During testing, I observed a significant difference in PMU behavior between the A55 and A76 clusters.
Observed behavior • Cortex-A55
The PMU IRQ-exception count matches the actual number of IRQ exceptions triggered in the guest.
• Cortex-A76
The PMU IRQ-exception count is consistently higher than the actual number of guest IRQs. In my test environment, the hypervisor at EL2 only receives periodic EL2 timer interrupts, and there are no other EL2-level interrupts.
Interestingly:
The initial excess counts (before enabling EL2 exception counting) on A76
And the extra counts added after enabling EL2 exception counting
are both approximately equal to the number of EL2 timer interrupts.

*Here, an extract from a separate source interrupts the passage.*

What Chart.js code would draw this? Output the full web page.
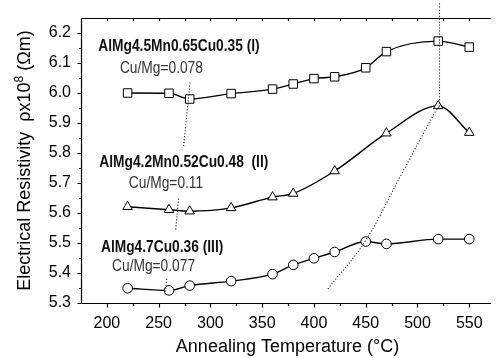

To investigate further, I enabled PMU counting for EL2-level exceptions. After doing so, the total PMU count increased by an amount roughly equal to the number of EL2 timer IRQs — which is expected.
However, the original “excess” counts (observed before enabling EL2 exception counting) remain unexplained, despite closely matching the EL2 timer interrupt count.
This behavior is only observed on Cortex-A76, while Cortex-A55 does not show this issue.
Questions
Are there known differences in PMU exception event behavior between Cortex-A55 and Cortex-A76, particularly regarding IRQ exception counting at different exception levels?
On Cortex-A76, can the IRQ-exception PMU event be triggered by conditions related to EL2 timer interrupts, even when monitoring only EL0/EL1 exceptions from EL2?
Is it expected that A76 might count internal EL2-related exception transitions differently from A55, causing both the initial excess counts and the additional EL2-exception counts to align with the EL2 timer IRQ count?
Are there relevant errata or PMU modeling differences for Cortex-A76 related to exception-entry events?
Any clarification or guidance from ARM engineers would be greatly appreciated. Thank you!